**Aim of the task**. Each line of the listing must be transcribed exactly, except for the images, which should be excluded.

**Entries with chart source code**.
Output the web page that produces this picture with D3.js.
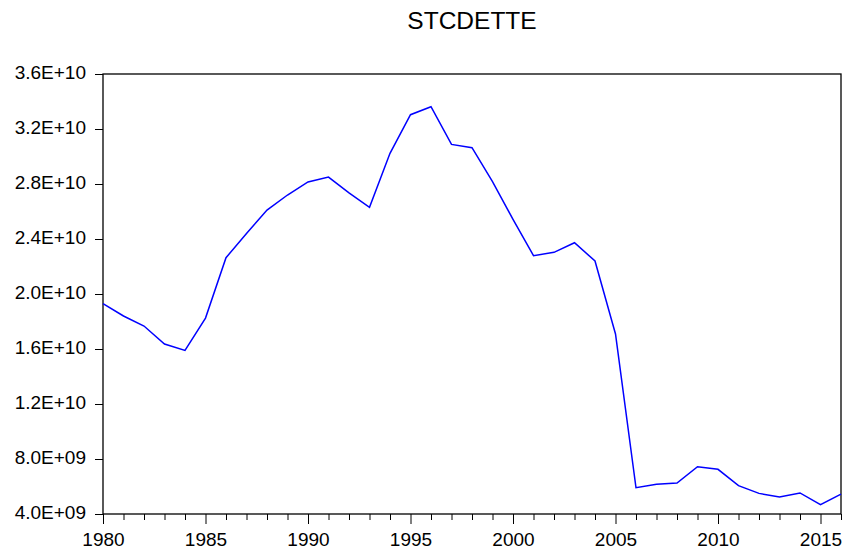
<!DOCTYPE html>
<html>
<head>
<meta charset="utf-8">
<script src="https://cdn.jsdelivr.net/npm/d3@7"></script>
<style>
	body { margin: 0; background: #fff; }
	svg text { font-family: "Liberation Sans", Arial, sans-serif; fill: #000; }
</style>
</head>
<body>
<div id="chart"></div>
<script>
/* STCDETTE line chart */

var years = d3.range(1980, 2017);
var stcdette = [
	19.3e9, 18.4e9, 17.67e9, 16.36e9, 15.9e9, 18.25e9, 22.64e9, 24.4e9, 26.1e9, 27.2e9,
	28.15e9, 28.5e9, 27.35e9, 26.3e9, 30.23e9, 33.04e9, 33.62e9, 30.88e9, 30.64e9, 28.17e9,
	25.43e9, 22.79e9, 23.03e9, 23.73e9, 22.4e9, 17.09e9, 5.91e9, 6.16e9, 6.25e9, 7.44e9,
	7.25e9, 6.06e9, 5.5e9, 5.24e9, 5.53e9, 4.68e9, 5.45e9
];
var yTicks = [4e9, 8e9, 12e9, 16e9, 20e9, 24e9, 28e9, 32e9, 36e9];
var xLabelYears = [1980, 1985, 1990, 1995, 2000, 2005, 2010, 2015];
var title = "STCDETTE";

var width = 842,
	height = 549,
	margin = { top: 74, right: 1, bottom: 35, left: 103 };

var svg = d3.select("#chart").append("svg")
	.attr("width", width)
	.attr("height", height);

var x = d3.scaleLinear().domain([1980, 2016]).range([margin.left, width - margin.right]);
var y = d3.scaleLinear().domain([4e9, 36e9]).range([height - margin.bottom, margin.top]);

function sci(v) {
	var s = d3.format(".1e")(v).toUpperCase(); // e.g. 4.0E+9
	return s.replace(/E([+-])(\d)$/, "E$10$2");
}

// y axis
var yAxis = svg.append("g")
	.attr("transform", "translate(" + margin.left + ",0)")
	.call(d3.axisLeft(y).tickValues(yTicks).tickSize(8).tickPadding(9).tickFormat(sci));
yAxis.select(".domain").remove();
yAxis.selectAll("text").attr("dy", "0.25em").style("font-size", "19px");

// x axis: minor ticks every year, major every 5
var xAxis = svg.append("g")
	.attr("transform", "translate(0," + (height - margin.bottom) + ")")
	.call(d3.axisBottom(x).tickValues(years)
		.tickSize(0)
		.tickFormat(function(d) { return xLabelYears.indexOf(d) >= 0 ? d : ""; }));
xAxis.select(".domain").remove();
xAxis.selectAll(".tick line")
	.attr("y2", function(d) { return d % 5 == 0 ? 10 : 6; });
xAxis.selectAll("text")
	.attr("y", 19)
	.style("font-size", "19px");

svg.selectAll(".tick line").attr("stroke", "#000");

// frame
svg.append("rect")
	.attr("x", margin.left)
	.attr("y", margin.top)
	.attr("width", x(2016) - margin.left)
	.attr("height", y(4e9) - margin.top)
	.attr("fill", "none")
	.attr("stroke", "#000")
	.attr("stroke-width", 1.3);

// line
var line = d3.line()
	.x(function(d, i) { return x(years[i]); })
	.y(function(d) { return y(d); });

svg.append("path")
	.datum(stcdette)
	.attr("d", line)
	.attr("fill", "none")
	.attr("stroke", "#0000ff")
	.attr("stroke-width", 1.5);

// title
svg.append("text")
	.attr("x", (margin.left + width - margin.right) / 2)
	.attr("y", 29)
	.attr("text-anchor", "middle")
	.style("font-size", "24.5px")
	.text(title);
</script>
</body>
</html>
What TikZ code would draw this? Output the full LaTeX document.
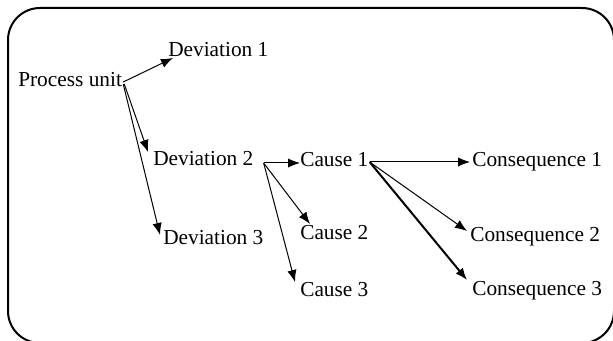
\documentclass[tikz,border=0pt]{standalone}
\usepackage{fontspec}
\setmainfont{Liberation Serif}
\usepackage{tikz}
\usetikzlibrary{calc,arrows.meta}
\tikzset{
	lbl/.style={inner sep=0, anchor=base west, font=\fontsize{16}{19}\selectfont},
	arr/.style={line width=0.75pt, -{Latex[length=9pt, width=7pt]}},
	thickarr/.style={arr, line width=1.5pt}
}

\begin{document}
\begin{tikzpicture}[x=0.75pt, y=-0.75pt]
		%%%%% START %%%%%
		\useasboundingbox (0, 0) rectangle (613, 341);
		
		\draw[line width=1.5pt, rounded corners=24pt] (8, 8) rectangle (614, 343);
		
		\node[lbl] (pu) at (18, 87) {Process unit};
		
		\node[lbl] (dev1) at (168, 57) {Deviation 1};
		\node[lbl] (dev2) at (153, 166) {Deviation 2};
		\node[lbl] (dev3) at (163, 245) {Deviation 3};
		
		\node[lbl] (cause1) at (300, 167) {Cause 1};
		\node[lbl] (cause2) at (300, 240) {Cause 2};
		\node[lbl] (cause3) at (300, 297) {Cause 3};
		
		\node[lbl] (cons1) at (472, 167) {Consequence 1};
		\node[lbl] (cons2) at (470, 242) {Consequence 2};
		\node[lbl] (cons3) at (472, 296) {Consequence 3};
		
		\draw[arr] ($(pu.base east)+(1, -5)$) -- ($(dev1.base west)+(5, 1)$);
		\draw[arr] ($(pu.base east)+(2, -3)$) -- ($(dev2.base west)+(-5, -14)$);
		\draw[arr] ($(pu.base east)+(1, -3)$) -- ($(dev3.base west)+(-3, -10)$);
		
		\draw[arr] ($(dev2.base east)+(10, -3)$) -- ($(cause1.base west)+(0, -4)$);
		\draw[arr] ($(dev2.base east)+(10, -3)$) -- ($(cause2.base west)+(10, -16)$);
		\draw[arr] ($(dev2.base east)+(10, -3)$) -- ($(cause3.base west)+(-5, -15)$);
		
		\draw[arr] ($(cause1.base east)+(1, -5)$) -- ($(cons1.base west)+(-2, -5)$);
		\draw[arr] ($(cause1.base east)+(1, -5)$) -- ($(cons2.base west)+(-3, -11)$);
		\draw[thickarr] ($(cause1.base east)+(1, -5)$) -- ($(cons3.base west)+(-5, -16)$);
		
		%%%%% END %%%%%
	\end{tikzpicture}
\end{document}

**Response to the task**.
Output the web page that produces this picture with D3.js.
<!DOCTYPE html>
<html>
<head>
<meta charset="utf-8">
<script src="https://cdn.jsdelivr.net/npm/d3@7"></script>
<style>
	body { margin: 0; background: #fff; }
	svg text { font-family: "Liberation Sans", Arial, sans-serif; fill: #000; }
</style>
</head>
<body>
<div id="chart"></div>
<script>
/* STCDETTE line chart */

var years = d3.range(1980, 2017);
var stcdette = [
	19.3e9, 18.4e9, 17.67e9, 16.36e9, 15.9e9, 18.25e9, 22.64e9, 24.4e9, 26.1e9, 27.2e9,
	28.15e9, 28.5e9, 27.35e9, 26.3e9, 30.23e9, 33.04e9, 33.62e9, 30.88e9, 30.64e9, 28.17e9,
	25.43e9, 22.79e9, 23.03e9, 23.73e9, 22.4e9, 17.09e9, 5.91e9, 6.16e9, 6.25e9, 7.44e9,
	7.25e9, 6.06e9, 5.5e9, 5.24e9, 5.53e9, 4.68e9, 5.45e9
];
var yTicks = [4e9, 8e9, 12e9, 16e9, 20e9, 24e9, 28e9, 32e9, 36e9];
var xLabelYears = [1980, 1985, 1990, 1995, 2000, 2005, 2010, 2015];
var title = "STCDETTE";

var width = 842,
	height = 549,
	margin = { top: 74, right: 1, bottom: 35, left: 103 };

var svg = d3.select("#chart").append("svg")
	.attr("width", width)
	.attr("height", height);

var x = d3.scaleLinear().domain([1980, 2016]).range([margin.left, width - margin.right]);
var y = d3.scaleLinear().domain([4e9, 36e9]).range([height - margin.bottom, margin.top]);

function sci(v) {
	var s = d3.format(".1e")(v).toUpperCase(); // e.g. 4.0E+9
	return s.replace(/E([+-])(\d)$/, "E$10$2");
}

// y axis
var yAxis = svg.append("g")
	.attr("transform", "translate(" + margin.left + ",0)")
	.call(d3.axisLeft(y).tickValues(yTicks).tickSize(8).tickPadding(9).tickFormat(sci));
yAxis.select(".domain").remove();
yAxis.selectAll("text").attr("dy", "0.25em").style("font-size", "19px");

// x axis: minor ticks every year, major every 5
var xAxis = svg.append("g")
	.attr("transform", "translate(0," + (height - margin.bottom) + ")")
	.call(d3.axisBottom(x).tickValues(years)
		.tickSize(0)
		.tickFormat(function(d) { return xLabelYears.indexOf(d) >= 0 ? d : ""; }));
xAxis.select(".domain").remove();
xAxis.selectAll(".tick line")
	.attr("y2", function(d) { return d % 5 == 0 ? 10 : 6; });
xAxis.selectAll("text")
	.attr("y", 19)
	.style("font-size", "19px");

svg.selectAll(".tick line").attr("stroke", "#000");

// frame
svg.append("rect")
	.attr("x", margin.left)
	.attr("y", margin.top)
	.attr("width", x(2016) - margin.left)
	.attr("height", y(4e9) - margin.top)
	.attr("fill", "none")
	.attr("stroke", "#000")
	.attr("stroke-width", 1.3);

// line
var line = d3.line()
	.x(function(d, i) { return x(years[i]); })
	.y(function(d) { return y(d); });

svg.append("path")
	.datum(stcdette)
	.attr("d", line)
	.attr("fill", "none")
	.attr("stroke", "#0000ff")
	.attr("stroke-width", 1.5);

// title
svg.append("text")
	.attr("x", (margin.left + width - margin.right) / 2)
	.attr("y", 29)
	.attr("text-anchor", "middle")
	.style("font-size", "24.5px")
	.text(title);
</script>
</body>
</html>
What TikZ code would draw this? Output the full LaTeX document.
\documentclass[tikz,border=0pt]{standalone}
\usepackage{fontspec}
\setmainfont{Liberation Serif}
\usepackage{tikz}
\usetikzlibrary{calc,arrows.meta}
\tikzset{
	lbl/.style={inner sep=0, anchor=base west, font=\fontsize{16}{19}\selectfont},
	arr/.style={line width=0.75pt, -{Latex[length=9pt, width=7pt]}},
	thickarr/.style={arr, line width=1.5pt}
}

\begin{document}
\begin{tikzpicture}[x=0.75pt, y=-0.75pt]
		%%%%% START %%%%%
		\useasboundingbox (0, 0) rectangle (613, 341);
		
		\draw[line width=1.5pt, rounded corners=24pt] (8, 8) rectangle (614, 343);
		
		\node[lbl] (pu) at (18, 87) {Process unit};
		
		\node[lbl] (dev1) at (168, 57) {Deviation 1};
		\node[lbl] (dev2) at (153, 166) {Deviation 2};
		\node[lbl] (dev3) at (163, 245) {Deviation 3};
		
		\node[lbl] (cause1) at (300, 167) {Cause 1};
		\node[lbl] (cause2) at (300, 240) {Cause 2};
		\node[lbl] (cause3) at (300, 297) {Cause 3};
		
		\node[lbl] (cons1) at (472, 167) {Consequence 1};
		\node[lbl] (cons2) at (470, 242) {Consequence 2};
		\node[lbl] (cons3) at (472, 296) {Consequence 3};
		
		\draw[arr] ($(pu.base east)+(1, -5)$) -- ($(dev1.base west)+(5, 1)$);
		\draw[arr] ($(pu.base east)+(2, -3)$) -- ($(dev2.base west)+(-5, -14)$);
		\draw[arr] ($(pu.base east)+(1, -3)$) -- ($(dev3.base west)+(-3, -10)$);
		
		\draw[arr] ($(dev2.base east)+(10, -3)$) -- ($(cause1.base west)+(0, -4)$);
		\draw[arr] ($(dev2.base east)+(10, -3)$) -- ($(cause2.base west)+(10, -16)$);
		\draw[arr] ($(dev2.base east)+(10, -3)$) -- ($(cause3.base west)+(-5, -15)$);
		
		\draw[arr] ($(cause1.base east)+(1, -5)$) -- ($(cons1.base west)+(-2, -5)$);
		\draw[arr] ($(cause1.base east)+(1, -5)$) -- ($(cons2.base west)+(-3, -11)$);
		\draw[thickarr] ($(cause1.base east)+(1, -5)$) -- ($(cons3.base west)+(-5, -16)$);
		
		%%%%% END %%%%%
	\end{tikzpicture}
\end{document}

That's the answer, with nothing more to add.